Identify, in the records below, every line where the string "Clone" appears, and copy each such line.
+--
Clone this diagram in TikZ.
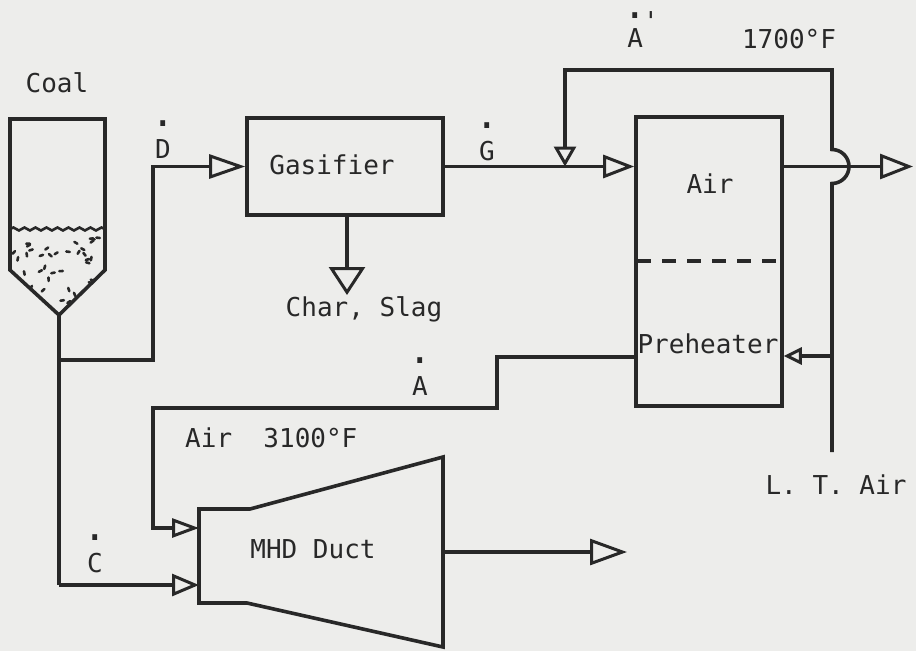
\documentclass[tikz,border=0pt]{standalone}
\usepackage{fontspec}
\setmonofont{DejaVu Sans Mono}
\usetikzlibrary{arrows.meta,decorations.pathmorphing}
\definecolor{ink}{RGB}{40,40,40}
\definecolor{paper}{RGB}{237,237,235}
\newcommand\dotup[1]{\makebox[0pt][l]{\makebox[0.602em]{\raisebox{#1}{\scalebox{1.5}{.}}}}}
\newcommand\dt[1]{\dotup{1.22em}#1}
\begin{document}
\begin{tikzpicture}[x=1pt,y=-1pt,
  lbl/.style={font=\ttfamily\fontsize{26}{28}\selectfont, text=ink, inner sep=0pt},
  pipe/.style={draw=ink, line width=3.6pt, line join=miter},
  tri/.style 2 args={pipe,-{Triangle[open,length=#1,width=#2,line width=3pt]}},
  box/.style={draw=ink, line width=3.6pt, inner sep=0pt, rectangle},
]
\fill[paper] (0,0) rectangle (916,651);
\useasboundingbox (0,0) rectangle (916,651);

% ---- coal hopper ----
\draw[pipe] (10,119) -- (10,270) -- (59,315) -- (105,270) -- (105,119) -- cycle;
\draw[ink, line width=2.6pt, decorate, decoration={snake, amplitude=1.5pt, segment length=11pt}] (10,229) -- (105,229);
\begin{scope}
\clip (12,232) -- (12,270) -- (59,313) -- (103,270) -- (103,232) -- cycle;
\pgfmathsetseed{12}
\foreach \i in {1,...,44}{
  \pgfmathsetmacro\px{14+rnd*88}
  \pgfmathsetmacro\py{237+rnd*66}
  \pgfmathsetmacro\pa{rnd*180}
  \draw[ink, line width=2.6pt, line cap=round] (\px,\py) -- ++(\pa:3.5);
}
\end{scope}
\coordinate (apex) at (59,315);
\node[lbl, anchor=base] (coal) at (57,92) {Coal};

% ---- gasifier ----
\node[box, minimum width=196pt, minimum height=97pt] (gas) at (345,166.5) {};
\node[lbl, anchor=base] (gastext) at (332,174) {Gasifier};
\coordinate (charout) at (347,215);
\coordinate (chartip) at (347,295);
\node[lbl, anchor=base] (char) at (364,316) {Char, Slag};

% ---- preheater ----
\node[box, minimum width=146pt, minimum height=289pt] (pre) at (709,261.5) {};
\draw[ink, line width=4pt, dash pattern=on 14pt off 11pt] (637,261) -- (781,261);
\node[lbl, anchor=base] (airtext) at (710,193) {Air};
\node[lbl, anchor=base] (pretext) at (708,353) {Preheater};

% ---- MHD duct ----
\draw[pipe] (199,509) -- (250,509) -- (443,457) -- (443,647) -- (247,603) -- (199,603) -- cycle;
\node[lbl, anchor=base] (mhdtext) at (313,558) {MHD Duct};
\coordinate (mhdair) at (199,528);
\coordinate (mhdcoal) at (199,585);
\coordinate (mhdout) at (443,552);
\coordinate (mhdtip) at (627,552);

% ---- coordinates ----
\coordinate (split) at (59,360);
\coordinate (mix) at (565,166.5);
\coordinate (lttop) at (832,70);
\coordinate (ltbot) at (832,452);
\coordinate (ltbranch) at (832,356);
\coordinate (outtip) at (913,166.5);

% ---- flows ----
\draw[pipe] (apex) -- (59,585);
\draw[tri={27pt}{22pt}] (59,585) -- (mhdcoal);
\draw[tri={36pt}{24pt}] (split) -- (153,360) -- (153,166.5) -- (gas.west);
\draw[tri={31pt}{23pt}] (gas.east) -- (pre.west |- gas.east);
\draw[tri={28pt}{36pt}] (charout) -- (chartip);
\draw[tri={33pt}{25pt}] (pre.east |- gas.east) -- (outtip);
\draw[tri={20pt}{22pt}] (ltbot) -- (832,183.5) arc[start angle=90, end angle=-90, radius=17] -- (lttop) -- (565,70) -- (mix);
\draw[tri={18pt}{17pt}] (ltbranch) -- (pre.east |- ltbranch);
\draw[tri={27pt}{19pt}] (pre.west |- 0,357) -- (497,357) -- (497,408) -- (153,408) -- (153,528) -- (mhdair);
\draw[tri={37pt}{26pt}] (mhdout) -- (mhdtip);

% ---- labels ----
\node[lbl, anchor=base] (dlabel) at (163,158) {\dt{D}};
\node[lbl, anchor=base] (glabel) at (487,160) {\dt{G}};
\node[lbl, anchor=base] (alabel) at (420,395) {\dt{A}};
\node[lbl, anchor=base] (clabel) at (95,572) {\dt{C}};
\node[lbl, anchor=base] (aplabel) at (643,47) {\dotup{1.08em}A\rlap{\raisebox{0.62em}{\char"0027}}\phantom{A}};
\node[lbl, anchor=base] (t1700) at (789,48) {1700°F};
\node[lbl, anchor=base west] (t3100) at (185,447) {Air~~3100°F};
\node[lbl, anchor=base] (ltair) at (836,494) {L. T. Air};
\end{tikzpicture}
\end{document}
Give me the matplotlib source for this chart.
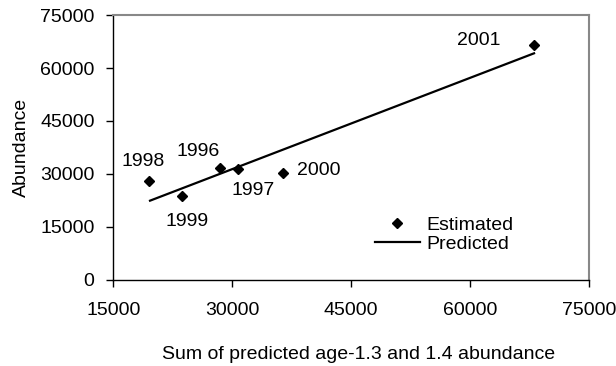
import matplotlib.pyplot as plt

plt.rcParams['font.family'] = ['Liberation Sans', 'DejaVu Sans']

# data
years = ['1998', '1999', '1996', '1997', '2000', '2001']
sum_pred = [19540, 23670, 28430, 30740, 36420, 68100]
abundance = [28020, 23690, 31790, 31500, 30290, 66510]

pred_x = [19630, 68100]
pred_y = [22450, 64160]

xticks = [15000, 30000, 45000, 60000, 75000]
yticks = [0, 15000, 30000, 45000, 60000, 75000]

# label offsets (pixels) relative to each point
offsets = {'1998': (-6, 19), '1999': (5, -25), '1996': (-22, 16),
           '1997': (15, -22), '2000': (36, 2), '2001': (-55, 5)}

fs = 14
fig = plt.figure(figsize=(6.16, 3.66), dpi=100)
ax = fig.add_axes([0.184, 0.235, 0.7717, 0.724])

ax.plot(sum_pred, abundance, 'D', color='black', markersize=5.5, label='Estimated')
ax.plot(pred_x, pred_y, '-', color='black', linewidth=1.6, label='Predicted')

for yr, x, y in zip(years, sum_pred, abundance):
    ax.annotate(yr, (x, y), xytext=offsets[yr], textcoords='offset pixels',
                ha='center', va='center', fontsize=fs)

ax.set_xlim(15000, 75000)
ax.set_ylim(0, 75000)
ax.set_xticks(xticks)
ax.set_yticks(yticks)
ax.tick_params(labelsize=fs, direction='out', length=5, width=1, pad=8.5)
ax.tick_params(axis='x', pad=10.5)

for s in ['top', 'right']:
    ax.spines[s].set_color('#888888')
    ax.spines[s].set_linewidth(1.5)
for s in ['left', 'bottom']:
    ax.spines[s].set_color('black')
    ax.spines[s].set_linewidth(1)

ax.set_xlabel('Sum of predicted age-1.3 and 1.4 abundance', fontsize=fs, va='center')
ax.xaxis.set_label_coords(0.516, -0.283)
ax.set_ylabel('Abundance', fontsize=fs, labelpad=7)

ax.legend(loc='upper left', bbox_to_anchor=(375 / 616, 1 - 216 / 366),
          bbox_transform=fig.transFigure, frameon=False, fontsize=fs,
          handlelength=2.3, handletextpad=0.35, labelspacing=0.1,
          borderpad=0, borderaxespad=0)

fig.savefig('out.png', dpi=100)
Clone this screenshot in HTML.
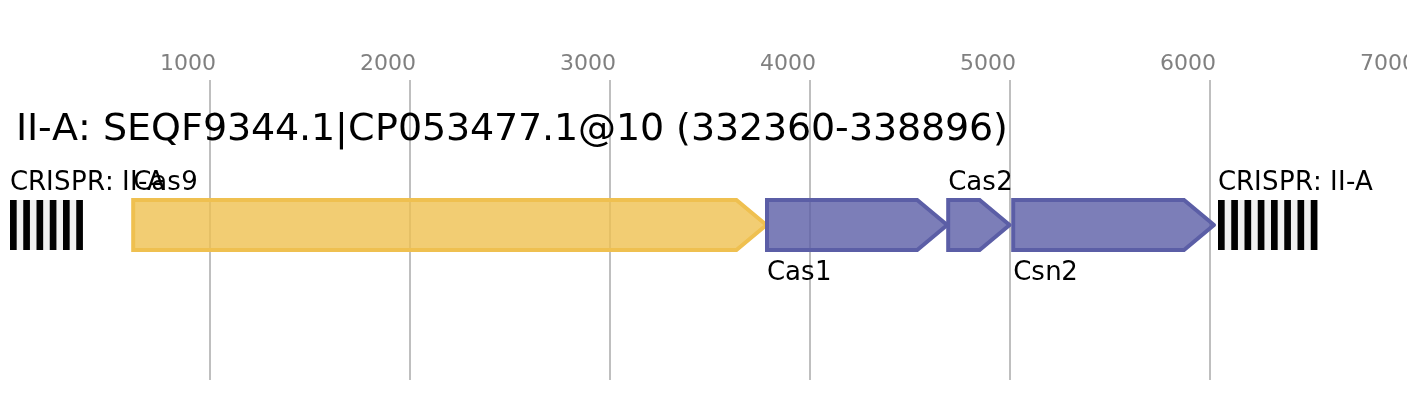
<!DOCTYPE html>
<html>
<head>
<meta charset="utf-8">
<title>II-A: SEQF9344.1|CP053477.1@10 (332360-338896)</title>
<style>
html,body{margin:0;padding:0;background:#fff;overflow:hidden;}
svg{display:block;}
text{font-family:"DejaVu Sans","Liberation Sans",sans-serif;white-space:pre;}
.txt{will-change:transform;}
.tick{font-size:22px;fill:#808080;}
.lbl{font-size:26px;fill:#000;}
.title{font-size:38px;fill:#000;}
.grid line{stroke:#bfbfbf;stroke-width:2;}
.gene{fill-opacity:0.8;stroke-width:4;stroke-linejoin:miter;stroke-linecap:round;}
.y{fill:#efc050;stroke:#efc050;}
.p{fill:#5b5ea6;stroke:#5b5ea6;}
</style>
</head>
<body>
<svg width="1407" height="400" viewBox="0 0 1407 400">
<rect x="0" y="0" width="1407" height="400" fill="#ffffff"/>
<g class="txt">
<text class="tick" x="160 174 188 202" y="70.00">1000</text>
<text class="tick" x="360 374 388 402" y="70.00">2000</text>
<text class="tick" x="560 574 588 602" y="70.00">3000</text>
<text class="tick" x="760 774 788 802" y="70.00">4000</text>
<text class="tick" x="960 974 988 1002" y="70.00">5000</text>
<text class="tick" x="1160 1174 1188 1202" y="70.00">6000</text>
<text class="tick" x="1360 1374 1388 1402" y="70.00">7000</text>
</g>
<g class="grid">
<line x1="210" y1="80" x2="210" y2="380"/>
<line x1="410" y1="80" x2="410" y2="380"/>
<line x1="610" y1="80" x2="610" y2="380"/>
<line x1="810" y1="80" x2="810" y2="380"/>
<line x1="1010" y1="80" x2="1010" y2="380"/>
<line x1="1210" y1="80" x2="1210" y2="380"/>
</g>
<g class="txt">
<text class="title" x="16 27 38 52 78 91 103 127 151 181 203 227 251 275 299 311 335 348 375 398 422 446 470 494 518 542 554 578 616 640 664 676 691 715 739 763 787 811 835 849 873 897 921 945 969 993" y="140.00">II-A: SEQF9344.1|CP053477.1@10 (332360-338896)</text>
</g>
<g class="crispr">
<rect x="10" y="200" width="72.917" height="50" fill="#f0f0f0"/>
<rect x="10.000" y="200" width="6.6667" height="50" fill="#000000"/>
<rect x="23.250" y="200" width="6.6667" height="50" fill="#000000"/>
<rect x="36.500" y="200" width="6.6667" height="50" fill="#000000"/>
<rect x="49.750" y="200" width="6.6667" height="50" fill="#000000"/>
<rect x="63.000" y="200" width="6.6667" height="50" fill="#000000"/>
<rect x="76.250" y="200" width="6.6667" height="50" fill="#000000"/>
</g>
<g class="txt"><text class="lbl" x="10 28 46 54 71 87 105 114 122 130 138 147" y="190.00">CRISPR: II-A</text></g>
<path class="gene y" d="M766.4,225 L736.4,250 L133.2,250 L133.2,200 L736.4,200 L766.4,225"/>
<g class="txt"><text class="lbl" x="133.2 151.2 167.2 181.2" y="190.00">Cas9</text></g>
<path class="gene p" d="M947.2,225 L917.2,250 L767,250 L767,200 L917.2,200 L947.2,225"/>
<g class="txt"><text class="lbl" x="767 785 801 815" y="280.00">Cas1</text></g>
<path class="gene p" d="M1009.6,225 L979.6,250 L948.2,250 L948.2,200 L979.6,200 L1009.6,225"/>
<g class="txt"><text class="lbl" x="948.2 966.2 982.2 996.2" y="190.00">Cas2</text></g>
<path class="gene p" d="M1214,225 L1184,250 L1013.2,250 L1013.2,200 L1184,200 L1214,225"/>
<g class="txt"><text class="lbl" x="1013.2 1031.2 1045.2 1061.2" y="280.00">Csn2</text></g>
<g class="crispr">
<rect x="1218" y="200" width="99.417" height="50" fill="#f0f0f0"/>
<rect x="1218.000" y="200" width="6.6667" height="50" fill="#000000"/>
<rect x="1231.250" y="200" width="6.6667" height="50" fill="#000000"/>
<rect x="1244.500" y="200" width="6.6667" height="50" fill="#000000"/>
<rect x="1257.750" y="200" width="6.6667" height="50" fill="#000000"/>
<rect x="1271.000" y="200" width="6.6667" height="50" fill="#000000"/>
<rect x="1284.250" y="200" width="6.6667" height="50" fill="#000000"/>
<rect x="1297.500" y="200" width="6.6667" height="50" fill="#000000"/>
<rect x="1310.750" y="200" width="6.6667" height="50" fill="#000000"/>
</g>
<g class="txt"><text class="lbl" x="1218 1236 1254 1262 1279 1295 1313 1322 1330 1338 1346 1355" y="190.00">CRISPR: II-A</text></g>
</svg>
</body>
</html>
+--
Completed exercise »
Clone this diagram in TikZ.
Clone this screenshot in HTML.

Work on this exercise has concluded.